● Problem statement
Write the lines out again, from the top of the material to the line containing "104.6, 72.1, 105.1];", pictures excluded.

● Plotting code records
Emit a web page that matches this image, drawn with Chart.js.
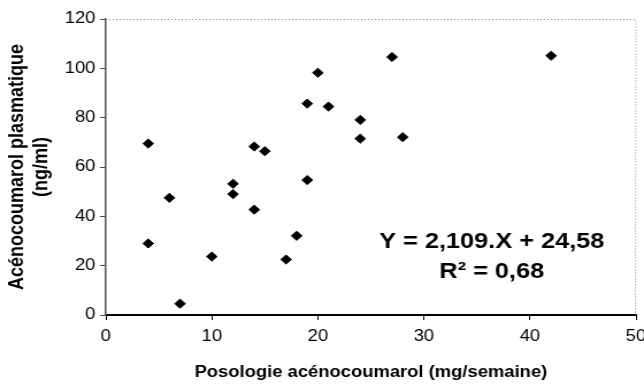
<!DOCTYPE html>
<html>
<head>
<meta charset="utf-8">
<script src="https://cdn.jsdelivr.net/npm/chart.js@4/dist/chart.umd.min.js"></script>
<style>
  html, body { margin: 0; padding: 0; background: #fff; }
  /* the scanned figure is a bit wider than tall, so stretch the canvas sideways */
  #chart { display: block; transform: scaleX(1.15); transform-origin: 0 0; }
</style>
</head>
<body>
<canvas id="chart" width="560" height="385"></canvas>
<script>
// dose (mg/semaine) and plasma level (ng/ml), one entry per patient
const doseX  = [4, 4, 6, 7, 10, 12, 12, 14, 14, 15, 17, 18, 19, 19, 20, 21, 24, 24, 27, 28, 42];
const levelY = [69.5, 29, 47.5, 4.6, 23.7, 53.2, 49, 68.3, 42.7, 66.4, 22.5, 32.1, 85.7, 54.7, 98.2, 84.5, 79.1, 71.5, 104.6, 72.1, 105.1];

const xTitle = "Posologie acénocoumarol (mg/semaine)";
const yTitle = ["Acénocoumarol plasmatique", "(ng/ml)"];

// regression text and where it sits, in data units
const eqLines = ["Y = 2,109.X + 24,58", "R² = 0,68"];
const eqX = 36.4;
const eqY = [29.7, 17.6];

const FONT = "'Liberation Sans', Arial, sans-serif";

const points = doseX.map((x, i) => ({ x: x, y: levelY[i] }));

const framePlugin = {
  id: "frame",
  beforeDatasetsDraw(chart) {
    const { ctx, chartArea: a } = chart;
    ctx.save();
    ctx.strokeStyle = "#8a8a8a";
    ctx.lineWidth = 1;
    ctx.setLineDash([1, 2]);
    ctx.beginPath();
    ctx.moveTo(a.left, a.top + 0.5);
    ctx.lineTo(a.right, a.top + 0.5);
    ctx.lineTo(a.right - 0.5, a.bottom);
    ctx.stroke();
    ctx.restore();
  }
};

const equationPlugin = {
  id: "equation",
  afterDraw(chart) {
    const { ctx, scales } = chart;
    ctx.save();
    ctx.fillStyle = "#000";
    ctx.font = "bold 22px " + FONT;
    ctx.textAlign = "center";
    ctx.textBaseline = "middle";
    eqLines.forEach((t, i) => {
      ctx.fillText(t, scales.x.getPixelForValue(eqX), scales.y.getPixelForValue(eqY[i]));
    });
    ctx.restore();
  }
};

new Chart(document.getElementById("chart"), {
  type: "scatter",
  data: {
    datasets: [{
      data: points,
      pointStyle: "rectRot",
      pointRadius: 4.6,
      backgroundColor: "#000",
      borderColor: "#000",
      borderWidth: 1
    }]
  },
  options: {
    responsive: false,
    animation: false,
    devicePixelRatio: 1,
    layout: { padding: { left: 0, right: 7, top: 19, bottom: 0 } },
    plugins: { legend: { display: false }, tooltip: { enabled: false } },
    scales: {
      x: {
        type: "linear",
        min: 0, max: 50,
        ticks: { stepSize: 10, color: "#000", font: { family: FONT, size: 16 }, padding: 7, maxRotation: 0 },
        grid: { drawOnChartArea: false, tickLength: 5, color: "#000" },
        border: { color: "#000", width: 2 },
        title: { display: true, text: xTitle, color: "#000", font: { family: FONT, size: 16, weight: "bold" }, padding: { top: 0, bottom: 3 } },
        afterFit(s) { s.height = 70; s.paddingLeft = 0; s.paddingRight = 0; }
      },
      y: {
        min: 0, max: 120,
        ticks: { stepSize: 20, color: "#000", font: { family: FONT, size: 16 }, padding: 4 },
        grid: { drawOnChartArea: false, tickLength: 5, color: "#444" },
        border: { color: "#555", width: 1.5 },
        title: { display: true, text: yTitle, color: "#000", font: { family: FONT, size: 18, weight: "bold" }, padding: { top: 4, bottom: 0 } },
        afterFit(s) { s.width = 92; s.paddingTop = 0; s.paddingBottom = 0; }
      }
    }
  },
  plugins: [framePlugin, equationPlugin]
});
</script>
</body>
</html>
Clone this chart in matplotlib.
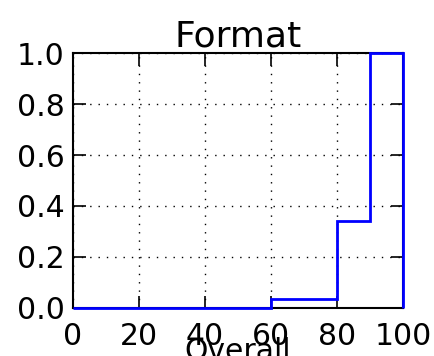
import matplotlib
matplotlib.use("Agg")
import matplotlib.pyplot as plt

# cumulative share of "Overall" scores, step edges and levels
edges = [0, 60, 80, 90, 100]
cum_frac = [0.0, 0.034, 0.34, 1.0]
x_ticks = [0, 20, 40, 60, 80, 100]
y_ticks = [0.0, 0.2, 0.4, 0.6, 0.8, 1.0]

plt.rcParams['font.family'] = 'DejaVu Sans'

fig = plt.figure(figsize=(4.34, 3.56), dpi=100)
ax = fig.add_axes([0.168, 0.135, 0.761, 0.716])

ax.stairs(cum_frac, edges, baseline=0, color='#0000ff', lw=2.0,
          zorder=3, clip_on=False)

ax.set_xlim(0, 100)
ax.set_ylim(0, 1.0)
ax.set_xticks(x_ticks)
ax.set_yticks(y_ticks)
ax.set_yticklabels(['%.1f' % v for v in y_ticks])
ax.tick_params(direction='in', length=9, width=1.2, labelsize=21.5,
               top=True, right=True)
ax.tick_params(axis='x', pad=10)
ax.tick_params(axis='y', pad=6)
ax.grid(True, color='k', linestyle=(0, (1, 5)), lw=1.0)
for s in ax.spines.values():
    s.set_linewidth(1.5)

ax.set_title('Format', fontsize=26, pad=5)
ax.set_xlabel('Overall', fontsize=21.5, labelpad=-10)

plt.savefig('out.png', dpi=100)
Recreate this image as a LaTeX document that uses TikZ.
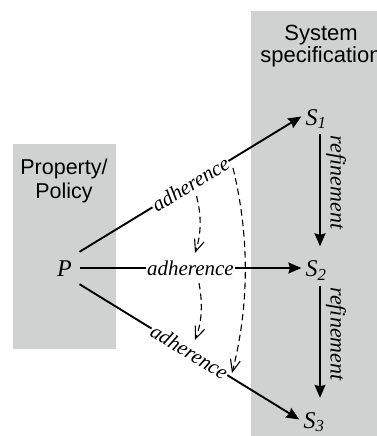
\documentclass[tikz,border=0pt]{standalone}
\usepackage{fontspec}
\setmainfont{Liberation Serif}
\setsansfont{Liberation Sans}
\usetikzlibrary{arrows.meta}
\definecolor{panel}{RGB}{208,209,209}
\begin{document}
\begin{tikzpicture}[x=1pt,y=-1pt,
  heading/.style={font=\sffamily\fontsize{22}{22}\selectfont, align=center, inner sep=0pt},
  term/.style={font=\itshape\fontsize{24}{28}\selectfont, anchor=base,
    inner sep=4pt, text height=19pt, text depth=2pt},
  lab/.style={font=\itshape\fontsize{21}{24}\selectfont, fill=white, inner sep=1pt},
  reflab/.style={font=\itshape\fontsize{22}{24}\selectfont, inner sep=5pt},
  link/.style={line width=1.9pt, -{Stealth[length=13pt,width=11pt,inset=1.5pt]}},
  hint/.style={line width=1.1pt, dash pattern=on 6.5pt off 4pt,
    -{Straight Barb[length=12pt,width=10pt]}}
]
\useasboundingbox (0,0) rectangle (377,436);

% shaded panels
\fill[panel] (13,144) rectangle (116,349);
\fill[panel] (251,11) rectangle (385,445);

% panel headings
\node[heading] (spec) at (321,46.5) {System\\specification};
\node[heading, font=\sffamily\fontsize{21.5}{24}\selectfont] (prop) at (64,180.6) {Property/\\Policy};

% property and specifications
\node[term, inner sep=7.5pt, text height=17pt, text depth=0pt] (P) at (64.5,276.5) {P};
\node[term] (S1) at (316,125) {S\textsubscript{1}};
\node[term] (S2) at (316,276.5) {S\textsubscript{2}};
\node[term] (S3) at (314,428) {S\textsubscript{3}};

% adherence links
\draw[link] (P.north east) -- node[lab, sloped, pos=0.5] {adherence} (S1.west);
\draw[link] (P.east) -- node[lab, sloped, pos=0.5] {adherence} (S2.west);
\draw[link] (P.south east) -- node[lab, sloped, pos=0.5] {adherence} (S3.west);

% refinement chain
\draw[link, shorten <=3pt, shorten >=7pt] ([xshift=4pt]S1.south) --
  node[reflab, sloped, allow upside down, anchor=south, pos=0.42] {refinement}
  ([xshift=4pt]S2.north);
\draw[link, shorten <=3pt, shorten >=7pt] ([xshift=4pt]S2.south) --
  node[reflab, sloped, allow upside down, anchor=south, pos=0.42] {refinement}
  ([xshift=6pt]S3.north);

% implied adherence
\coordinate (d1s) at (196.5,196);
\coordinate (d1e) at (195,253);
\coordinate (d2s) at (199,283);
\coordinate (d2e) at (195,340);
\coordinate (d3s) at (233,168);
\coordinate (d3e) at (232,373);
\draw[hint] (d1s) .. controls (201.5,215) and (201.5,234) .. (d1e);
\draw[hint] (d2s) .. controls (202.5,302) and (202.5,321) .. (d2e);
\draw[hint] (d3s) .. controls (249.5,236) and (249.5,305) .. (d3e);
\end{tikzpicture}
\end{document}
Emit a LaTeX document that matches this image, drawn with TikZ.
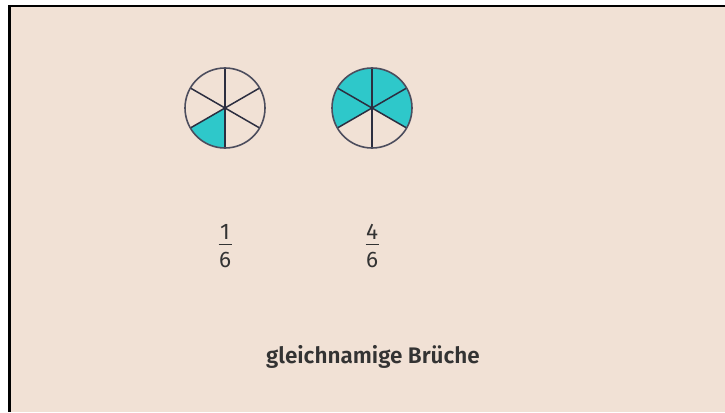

● Task response
Emit a web page that matches this image, drawn with Chart.js.
<!DOCTYPE html>
<html>
<head>
<meta charset="utf-8">
<script src="https://cdn.jsdelivr.net/npm/chart.js@4/dist/chart.umd.min.js"></script>
<style>
  html, body { margin: 0; padding: 0; background: #fff; }
  /* the scanned figure is a bit wider than tall, so stretch the canvas sideways */
  #chart { display: block; transform: scaleX(1.15); transform-origin: 0 0; }
</style>
</head>
<body>
<canvas id="chart" width="560" height="385"></canvas>
<script>
// dose (mg/semaine) and plasma level (ng/ml), one entry per patient
const doseX  = [4, 4, 6, 7, 10, 12, 12, 14, 14, 15, 17, 18, 19, 19, 20, 21, 24, 24, 27, 28, 42];
const levelY = [69.5, 29, 47.5, 4.6, 23.7, 53.2, 49, 68.3, 42.7, 66.4, 22.5, 32.1, 85.7, 54.7, 98.2, 84.5, 79.1, 71.5, 104.6, 72.1, 105.1];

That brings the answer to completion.